Single Random Operation different across DDP

I am using DDP and working with stoachstic models. I wish to add noise as part of my forward pass. I have each process seeded properly, as I generally wish the randomness to be the same. However, for one, single operation, I wish each process would result in a different random outcome. I imagine something like this:

seed_everything(0)
a = torch.randn((1024,10), global_rank) # should return the exact same number across all GPUs
b = torch.randn((1024, 10), global_rank, decouple_ddp_randomness=True) # should return different numbers per GPU
c = torch.randn((1024,10), global_rank) # should return the exact same number across all GPUs

I dont want b to be the same across GPUs in DDP, because I am scared of it biasing my results.

Is that possible?

What I would do in this case is have all of the GPUs generate an int tensor of length world_size (the number of GPUs) and then call dist.scatter() to send the one that rank 0 (the main GPU) generated to the other ones, each one getting one int.
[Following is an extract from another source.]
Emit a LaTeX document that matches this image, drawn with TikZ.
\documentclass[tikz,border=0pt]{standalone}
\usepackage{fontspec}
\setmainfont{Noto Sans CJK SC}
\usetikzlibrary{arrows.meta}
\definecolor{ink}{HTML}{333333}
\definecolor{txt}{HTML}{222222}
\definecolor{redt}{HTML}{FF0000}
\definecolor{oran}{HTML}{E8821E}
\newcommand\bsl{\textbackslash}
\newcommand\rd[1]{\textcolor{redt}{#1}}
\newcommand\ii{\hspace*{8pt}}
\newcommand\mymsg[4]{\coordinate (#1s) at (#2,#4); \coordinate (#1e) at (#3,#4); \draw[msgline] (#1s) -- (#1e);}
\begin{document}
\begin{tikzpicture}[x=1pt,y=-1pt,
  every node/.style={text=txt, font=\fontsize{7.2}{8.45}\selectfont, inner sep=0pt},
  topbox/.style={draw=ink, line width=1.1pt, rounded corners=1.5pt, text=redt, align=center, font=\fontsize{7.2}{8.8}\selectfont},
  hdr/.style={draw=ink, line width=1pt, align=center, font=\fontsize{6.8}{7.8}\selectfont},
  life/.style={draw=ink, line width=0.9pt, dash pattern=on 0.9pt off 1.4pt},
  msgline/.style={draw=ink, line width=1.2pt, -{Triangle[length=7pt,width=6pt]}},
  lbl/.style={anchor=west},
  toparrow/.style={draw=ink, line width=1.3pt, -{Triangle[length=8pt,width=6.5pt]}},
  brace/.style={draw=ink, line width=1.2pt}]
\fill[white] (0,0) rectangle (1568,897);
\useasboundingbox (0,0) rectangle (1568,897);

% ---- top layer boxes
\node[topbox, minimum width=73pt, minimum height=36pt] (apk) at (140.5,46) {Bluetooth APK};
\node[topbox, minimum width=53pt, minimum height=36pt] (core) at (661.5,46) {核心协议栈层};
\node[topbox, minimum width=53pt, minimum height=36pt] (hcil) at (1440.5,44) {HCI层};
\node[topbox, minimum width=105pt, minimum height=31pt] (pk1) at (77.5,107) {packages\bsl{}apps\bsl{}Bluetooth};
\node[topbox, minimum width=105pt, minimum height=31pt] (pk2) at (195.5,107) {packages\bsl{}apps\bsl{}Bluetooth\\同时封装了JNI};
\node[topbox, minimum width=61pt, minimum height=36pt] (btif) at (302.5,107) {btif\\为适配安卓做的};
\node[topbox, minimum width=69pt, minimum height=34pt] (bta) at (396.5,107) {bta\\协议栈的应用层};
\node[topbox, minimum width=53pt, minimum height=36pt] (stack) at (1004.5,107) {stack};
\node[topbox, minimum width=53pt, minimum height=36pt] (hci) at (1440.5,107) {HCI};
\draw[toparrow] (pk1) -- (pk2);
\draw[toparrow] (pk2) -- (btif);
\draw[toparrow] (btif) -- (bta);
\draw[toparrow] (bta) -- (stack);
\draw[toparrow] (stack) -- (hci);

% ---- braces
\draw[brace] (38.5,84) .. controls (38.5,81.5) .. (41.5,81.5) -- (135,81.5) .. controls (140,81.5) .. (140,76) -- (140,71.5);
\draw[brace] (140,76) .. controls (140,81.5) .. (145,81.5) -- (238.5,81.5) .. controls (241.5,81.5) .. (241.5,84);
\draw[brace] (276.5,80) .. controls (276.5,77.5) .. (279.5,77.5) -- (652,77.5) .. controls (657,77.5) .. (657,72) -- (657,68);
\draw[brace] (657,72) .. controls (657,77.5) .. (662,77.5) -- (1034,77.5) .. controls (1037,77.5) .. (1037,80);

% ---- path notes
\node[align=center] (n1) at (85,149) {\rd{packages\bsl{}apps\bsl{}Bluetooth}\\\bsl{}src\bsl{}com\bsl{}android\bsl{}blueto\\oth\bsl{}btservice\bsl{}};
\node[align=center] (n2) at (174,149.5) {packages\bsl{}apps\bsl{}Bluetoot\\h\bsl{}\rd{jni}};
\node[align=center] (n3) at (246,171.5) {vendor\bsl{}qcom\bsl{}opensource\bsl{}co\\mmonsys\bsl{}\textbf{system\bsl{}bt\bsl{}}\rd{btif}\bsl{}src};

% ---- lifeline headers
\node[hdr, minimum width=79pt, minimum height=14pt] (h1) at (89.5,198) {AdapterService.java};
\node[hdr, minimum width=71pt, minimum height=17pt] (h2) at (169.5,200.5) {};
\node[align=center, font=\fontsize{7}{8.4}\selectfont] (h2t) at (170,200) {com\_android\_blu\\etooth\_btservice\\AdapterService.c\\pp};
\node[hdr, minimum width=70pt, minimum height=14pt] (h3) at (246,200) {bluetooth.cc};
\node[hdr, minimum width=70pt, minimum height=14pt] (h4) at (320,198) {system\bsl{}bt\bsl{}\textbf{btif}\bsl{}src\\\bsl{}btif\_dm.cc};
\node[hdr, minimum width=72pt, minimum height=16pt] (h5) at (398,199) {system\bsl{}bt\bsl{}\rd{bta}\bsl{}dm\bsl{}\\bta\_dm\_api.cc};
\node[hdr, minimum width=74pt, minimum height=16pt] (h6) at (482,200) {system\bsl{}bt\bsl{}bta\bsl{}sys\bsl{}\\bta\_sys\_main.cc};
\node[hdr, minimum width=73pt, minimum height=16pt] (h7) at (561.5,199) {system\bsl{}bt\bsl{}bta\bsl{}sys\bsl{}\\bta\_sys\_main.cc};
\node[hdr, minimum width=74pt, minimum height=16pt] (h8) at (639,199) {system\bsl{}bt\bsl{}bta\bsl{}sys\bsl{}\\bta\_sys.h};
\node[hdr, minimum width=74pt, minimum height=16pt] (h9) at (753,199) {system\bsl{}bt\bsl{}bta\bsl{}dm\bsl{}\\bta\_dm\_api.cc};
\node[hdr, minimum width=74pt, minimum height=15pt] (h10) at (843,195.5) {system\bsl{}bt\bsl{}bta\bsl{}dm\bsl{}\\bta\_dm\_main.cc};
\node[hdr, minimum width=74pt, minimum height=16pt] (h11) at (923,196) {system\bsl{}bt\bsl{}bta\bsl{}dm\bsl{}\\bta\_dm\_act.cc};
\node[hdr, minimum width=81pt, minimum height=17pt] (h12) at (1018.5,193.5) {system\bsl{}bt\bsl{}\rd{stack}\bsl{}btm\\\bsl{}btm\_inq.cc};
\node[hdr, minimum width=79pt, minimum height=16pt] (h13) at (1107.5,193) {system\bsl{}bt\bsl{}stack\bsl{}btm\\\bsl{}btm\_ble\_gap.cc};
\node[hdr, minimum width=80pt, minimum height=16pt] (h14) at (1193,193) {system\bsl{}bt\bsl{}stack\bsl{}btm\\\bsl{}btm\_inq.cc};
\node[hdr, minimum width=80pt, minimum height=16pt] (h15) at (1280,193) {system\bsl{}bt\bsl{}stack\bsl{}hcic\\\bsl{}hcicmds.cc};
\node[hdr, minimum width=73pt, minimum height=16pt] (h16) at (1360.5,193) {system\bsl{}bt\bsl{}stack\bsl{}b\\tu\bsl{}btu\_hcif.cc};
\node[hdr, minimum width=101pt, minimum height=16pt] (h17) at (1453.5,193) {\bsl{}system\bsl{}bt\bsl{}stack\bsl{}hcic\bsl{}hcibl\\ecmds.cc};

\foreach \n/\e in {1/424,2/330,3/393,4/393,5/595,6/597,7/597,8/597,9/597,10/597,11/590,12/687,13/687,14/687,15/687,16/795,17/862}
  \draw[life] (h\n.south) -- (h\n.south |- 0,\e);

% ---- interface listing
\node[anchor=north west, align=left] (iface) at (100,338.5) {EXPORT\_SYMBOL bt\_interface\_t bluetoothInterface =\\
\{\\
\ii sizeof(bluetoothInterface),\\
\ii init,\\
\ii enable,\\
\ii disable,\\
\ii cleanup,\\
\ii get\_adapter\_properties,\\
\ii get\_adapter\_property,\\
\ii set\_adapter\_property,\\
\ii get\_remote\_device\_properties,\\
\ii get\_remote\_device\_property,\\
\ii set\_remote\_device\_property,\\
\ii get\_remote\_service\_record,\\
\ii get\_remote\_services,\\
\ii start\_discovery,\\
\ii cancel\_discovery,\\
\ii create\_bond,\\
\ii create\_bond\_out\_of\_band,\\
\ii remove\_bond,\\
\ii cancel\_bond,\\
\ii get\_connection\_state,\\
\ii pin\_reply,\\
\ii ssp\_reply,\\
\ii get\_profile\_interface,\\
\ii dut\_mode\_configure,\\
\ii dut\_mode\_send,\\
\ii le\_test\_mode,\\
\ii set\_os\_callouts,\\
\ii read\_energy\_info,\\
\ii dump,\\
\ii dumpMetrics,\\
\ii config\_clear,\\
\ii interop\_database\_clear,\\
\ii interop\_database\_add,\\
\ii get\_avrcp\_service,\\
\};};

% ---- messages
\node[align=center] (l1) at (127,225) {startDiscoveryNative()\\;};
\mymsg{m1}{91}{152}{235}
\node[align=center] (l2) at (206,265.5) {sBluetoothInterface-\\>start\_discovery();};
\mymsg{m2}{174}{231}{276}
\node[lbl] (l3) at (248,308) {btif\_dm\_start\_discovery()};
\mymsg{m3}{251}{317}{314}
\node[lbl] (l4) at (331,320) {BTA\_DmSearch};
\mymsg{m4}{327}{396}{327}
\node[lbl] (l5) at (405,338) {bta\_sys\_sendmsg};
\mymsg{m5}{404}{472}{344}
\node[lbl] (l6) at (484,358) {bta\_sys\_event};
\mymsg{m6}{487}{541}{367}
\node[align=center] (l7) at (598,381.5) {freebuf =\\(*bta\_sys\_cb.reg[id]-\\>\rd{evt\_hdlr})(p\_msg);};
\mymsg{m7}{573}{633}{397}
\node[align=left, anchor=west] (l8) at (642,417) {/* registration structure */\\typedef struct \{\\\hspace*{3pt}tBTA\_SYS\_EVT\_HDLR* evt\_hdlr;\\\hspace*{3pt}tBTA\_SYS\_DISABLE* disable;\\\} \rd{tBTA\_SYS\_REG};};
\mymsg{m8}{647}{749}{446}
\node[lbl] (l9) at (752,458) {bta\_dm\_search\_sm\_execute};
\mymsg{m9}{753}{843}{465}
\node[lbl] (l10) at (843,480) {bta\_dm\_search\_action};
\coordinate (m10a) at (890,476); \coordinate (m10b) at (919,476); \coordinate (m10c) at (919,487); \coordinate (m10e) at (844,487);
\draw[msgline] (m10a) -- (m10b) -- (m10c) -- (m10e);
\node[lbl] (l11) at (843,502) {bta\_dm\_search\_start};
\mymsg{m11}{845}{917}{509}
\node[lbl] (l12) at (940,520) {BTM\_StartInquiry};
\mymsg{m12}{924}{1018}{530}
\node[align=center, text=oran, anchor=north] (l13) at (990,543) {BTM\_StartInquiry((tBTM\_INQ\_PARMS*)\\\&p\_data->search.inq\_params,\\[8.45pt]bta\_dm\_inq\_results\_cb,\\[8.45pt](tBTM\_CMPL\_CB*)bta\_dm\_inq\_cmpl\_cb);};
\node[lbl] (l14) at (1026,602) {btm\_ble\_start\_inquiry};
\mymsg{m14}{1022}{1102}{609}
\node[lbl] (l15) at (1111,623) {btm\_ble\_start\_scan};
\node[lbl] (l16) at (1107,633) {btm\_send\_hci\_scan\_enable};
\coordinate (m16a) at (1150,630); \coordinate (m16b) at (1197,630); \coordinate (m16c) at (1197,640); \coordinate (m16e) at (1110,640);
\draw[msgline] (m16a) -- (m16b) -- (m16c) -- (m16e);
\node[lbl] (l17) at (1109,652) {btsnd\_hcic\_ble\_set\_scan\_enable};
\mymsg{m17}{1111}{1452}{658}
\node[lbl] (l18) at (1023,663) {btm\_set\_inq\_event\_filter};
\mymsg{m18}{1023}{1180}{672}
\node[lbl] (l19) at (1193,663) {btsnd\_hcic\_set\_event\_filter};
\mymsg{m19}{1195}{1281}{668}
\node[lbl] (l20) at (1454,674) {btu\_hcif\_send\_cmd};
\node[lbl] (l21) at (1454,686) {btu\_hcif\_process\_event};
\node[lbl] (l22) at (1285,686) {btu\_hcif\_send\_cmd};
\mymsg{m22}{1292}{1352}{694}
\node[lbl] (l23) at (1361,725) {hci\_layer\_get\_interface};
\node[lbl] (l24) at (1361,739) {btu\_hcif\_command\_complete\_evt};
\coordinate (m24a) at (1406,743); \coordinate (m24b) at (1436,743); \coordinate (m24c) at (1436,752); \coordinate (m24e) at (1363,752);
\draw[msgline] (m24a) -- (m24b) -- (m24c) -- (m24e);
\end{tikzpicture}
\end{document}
And then each one can initialize a Generator and use the int it received as this Generator’s seed (generator.set_manual_seed()), and pass the generator to the random operation if it can be expressed as one of these that get a Generator argument. If it’s not one of these (e.g. you prefer to stick to torch.randn()) then see the Generator link for how to save a seed (the original one), switch to a new one (for one time for your operation) and then restore the original one.